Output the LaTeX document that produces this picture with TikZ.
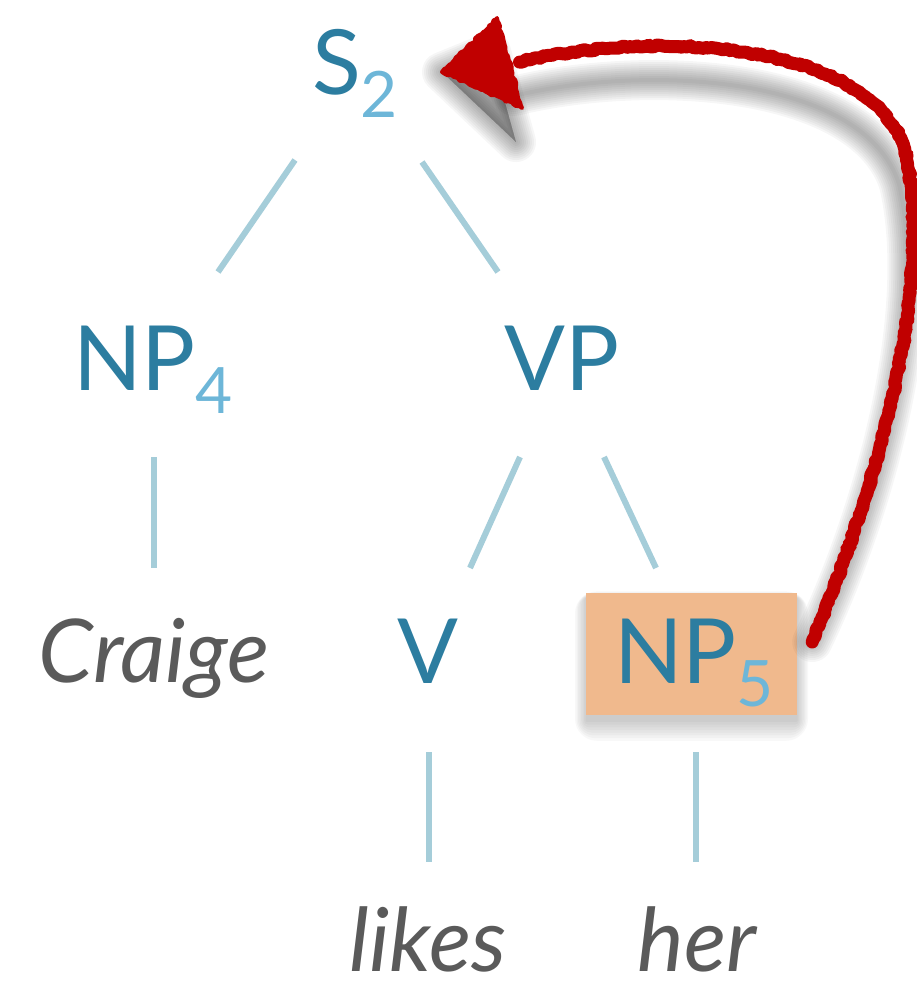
\documentclass[tikz,border=0pt]{standalone}
\usepackage{fontspec}
\setmainfont{Lato}
\usetikzlibrary{calc,decorations.pathmorphing}
\definecolor{textc}{HTML}{2C7DA0}
\definecolor{subc}{HTML}{6DB6D8}
\definecolor{edgec}{HTML}{A5CDD9}
\definecolor{wordc}{HTML}{5A5A5A}
\definecolor{boxc}{HTML}{F0B98D}
\definecolor{redc}{HTML}{C00000}
\newcommand{\mysub}[1]{\raisebox{-23pt}{\fontsize{64}{64}\selectfont\color{subc}#1}}
\tikzset{
  lab/.style={anchor=base, inner sep=0pt, text=textc, font=\fontsize{90}{96}\selectfont},
  word/.style={anchor=base, inner sep=0pt, text=wordc, font=\fontsize{88}{96}\selectfont\itshape},
  edge/.style={draw=edgec, line width=6pt},
  hibox/.style={fill=boxc, inner sep=0pt, minimum width=211pt, minimum height=122pt},
  rough/.style={decorate, decoration={random steps, segment length=3pt, amplitude=1.2pt}},
  rougher/.style={decorate, decoration={random steps, segment length=3pt, amplitude=2pt}},
  redline/.style={draw=redc, line width=13pt, line cap=round, line join=round, rough},
  redline2/.style={draw=redc, line width=9pt, line cap=round, line join=round, rougher},
  redhead/.style={fill=redc, draw=redc, line width=4pt, line join=round, rough}
}
\begin{document}
\begin{tikzpicture}[x=1pt, y=-1pt]
\pgfmathsetseed{7}
\useasboundingbox (0,0) rectangle (917,987);
% highlight box with soft shadow
\foreach \w in {22,19,...,1}{
  \fill[black, opacity=0.028, rounded corners=\w pt] (586-\w*0.5, 598-\w*0.3) rectangle (797+\w*0.5, 721+\w*0.9);
}
\node[hibox] (np5box) at (691.5,654) {};
% tree labels
\node[lab] (s)   at (355,95)  {S\mysub{2}};
\node[lab] (np4) at (153,390) {NP\mysub{4}};
\node[lab] (vp)  at (562,390) {VP};
\node[word] (craige) at (154,682) {Craige};
\node[lab] (v)   at (428,683) {V};
\node[lab] (np5) at (694,683) {NP\mysub{5}};
\node[word] (likes) at (428,971) {likes};
\node[word] (her)   at (697,971) {her};
% edges
\draw[edge] ($(s.base)+(-60,65)$) -- ($(np4.base)+(65,-118)$);
\draw[edge] ($(s.base)+(67,67)$) -- ($(vp.base)+(-64,-118)$);
\draw[edge] ($(np4.base)+(1,67)$) -- ($(craige.base)+(0,-114)$);
\draw[edge] ($(vp.base)+(-42,67)$) -- ($(v.base)+(42,-115)$);
\draw[edge] ($(vp.base)+(42,67)$) -- ($(np5.base)+(-38,-115)$);
\draw[edge] ($(v.base)+(1,69)$) -- ($(likes.base)+(1,-109)$);
\draw[edge] ($(np5.base)+(2,69)$) -- ($(her.base)+(-1,-109)$);
% arrow geometry
\coordinate (astart) at ($(np5box.east)+(15,-12)$);
\coordinate (atip) at ($(s.base)+(87,-23)$);
% shadow of the arrow (soft, layered)
\begin{scope}[shift={(-6,34)}]
  \foreach \w in {40,36,...,4}{
    \draw[black, opacity=0.035, line width=\w pt, line cap=round, line join=round]
      (astart) .. controls (880,480) and (935,280) .. (905,150)
      .. controls (870,40) and (650,30) .. (520,62);
    \filldraw[black, opacity=0.035, line width=\w pt, line join=round] (atip) -- (497,18) -- (522,108) -- cycle;
  }
\end{scope}
% red hand-drawn arrow
\draw[redline] (astart) .. controls (880,480) and (935,280) .. (905,150)
  .. controls (870,40) and (650,30) .. (520,62);
\draw[redline2] (astart) .. controls (880,480) and (935,280) .. (905,150)
  .. controls (870,40) and (650,30) .. (520,62);
\draw[redhead] (atip) -- (497,18) -- (522,108) -- cycle;
\end{tikzpicture}
\end{document}
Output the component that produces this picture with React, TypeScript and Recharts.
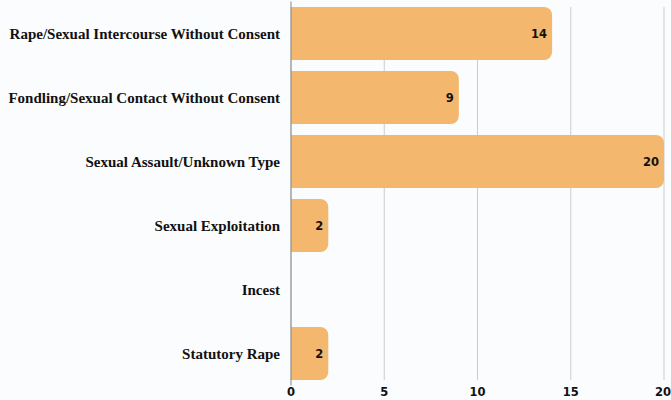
import React from 'react';
import { BarChart, Bar, XAxis, YAxis, CartesianGrid, LabelList } from 'recharts';

// incident types and counts
const categories = [
  'Rape/Sexual Intercourse Without Consent',
  'Fondling/Sexual Contact Without Consent',
  'Sexual Assault/Unknown Type',
  'Sexual Exploitation',
  'Incest',
  'Statutory Rape',
];
const counts = [14, 9, 20, 2, 0, 2];
const xTicks = [0, 5, 10, 15, 20];

const data = categories.map((name, i) => ({ name, count: counts[i] }));

const numberFont = '"DejaVu Sans", sans-serif';

document.body.style.margin = '0';
document.body.style.background = '#fbfcfe';

export default function App() {
  return (
    <div style={{ width: 671, height: 400, background: '#fbfcfe' }}>
      <BarChart
        width={671}
        height={400}
        data={data}
        layout="vertical"
        margin={{ top: 1.5, right: 7, bottom: 0, left: 0 }}
        barCategoryGap={5.5}
      >
        <CartesianGrid horizontal={false} stroke="#cccccc" y={7} height={373} />
        <XAxis
          type="number"
          domain={[0, 20]}
          ticks={xTicks}
          axisLine={false}
          tickLine={false}
          tickSize={0}
          tickMargin={2}
          height={14.5}
          tick={{ fill: '#111', fontSize: 11.5, fontWeight: 'bold', fontFamily: numberFont }}
        />
        <YAxis
          type="category"
          dataKey="name"
          width={291}
          axisLine={{ stroke: '#888888' }}
          tickLine={false}
          tickSize={0}
          tickMargin={11}
          interval={0}
          tick={{ fill: '#111', fontSize: 15, fontWeight: 'bold', fontFamily: '"Liberation Serif", serif' }}
        />
        <Bar dataKey="count" fill="#f3b86d" radius={[0, 8, 8, 0]} isAnimationActive={false}>
          <LabelList
            dataKey="count"
            position="insideRight"
            offset={5}
            formatter={(v: any) => (v ? v : '')}
            style={{ fill: '#111', fontSize: 11.5, fontWeight: 'bold', fontFamily: numberFont }}
          />
        </Bar>
      </BarChart>
    </div>
  );
}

◇ ◇ ◇ ◇

• **EXERCISE INSTRUCTIONS**: The copy should hold exactly the lines from the line with "Output the component" to the line with "const xTicks = [0, 5, 10, 15, 20];", both ends in, set down without any pictures and with nothing added.

• **WRITTEN RESPONSE**:
Output the component that produces this picture with React, TypeScript and Recharts.
import React from 'react';
import { BarChart, Bar, XAxis, YAxis, CartesianGrid, LabelList } from 'recharts';

// incident types and counts
const categories = [
  'Rape/Sexual Intercourse Without Consent',
  'Fondling/Sexual Contact Without Consent',
  'Sexual Assault/Unknown Type',
  'Sexual Exploitation',
  'Incest',
  'Statutory Rape',
];
const counts = [14, 9, 20, 2, 0, 2];
const xTicks = [0, 5, 10, 15, 20];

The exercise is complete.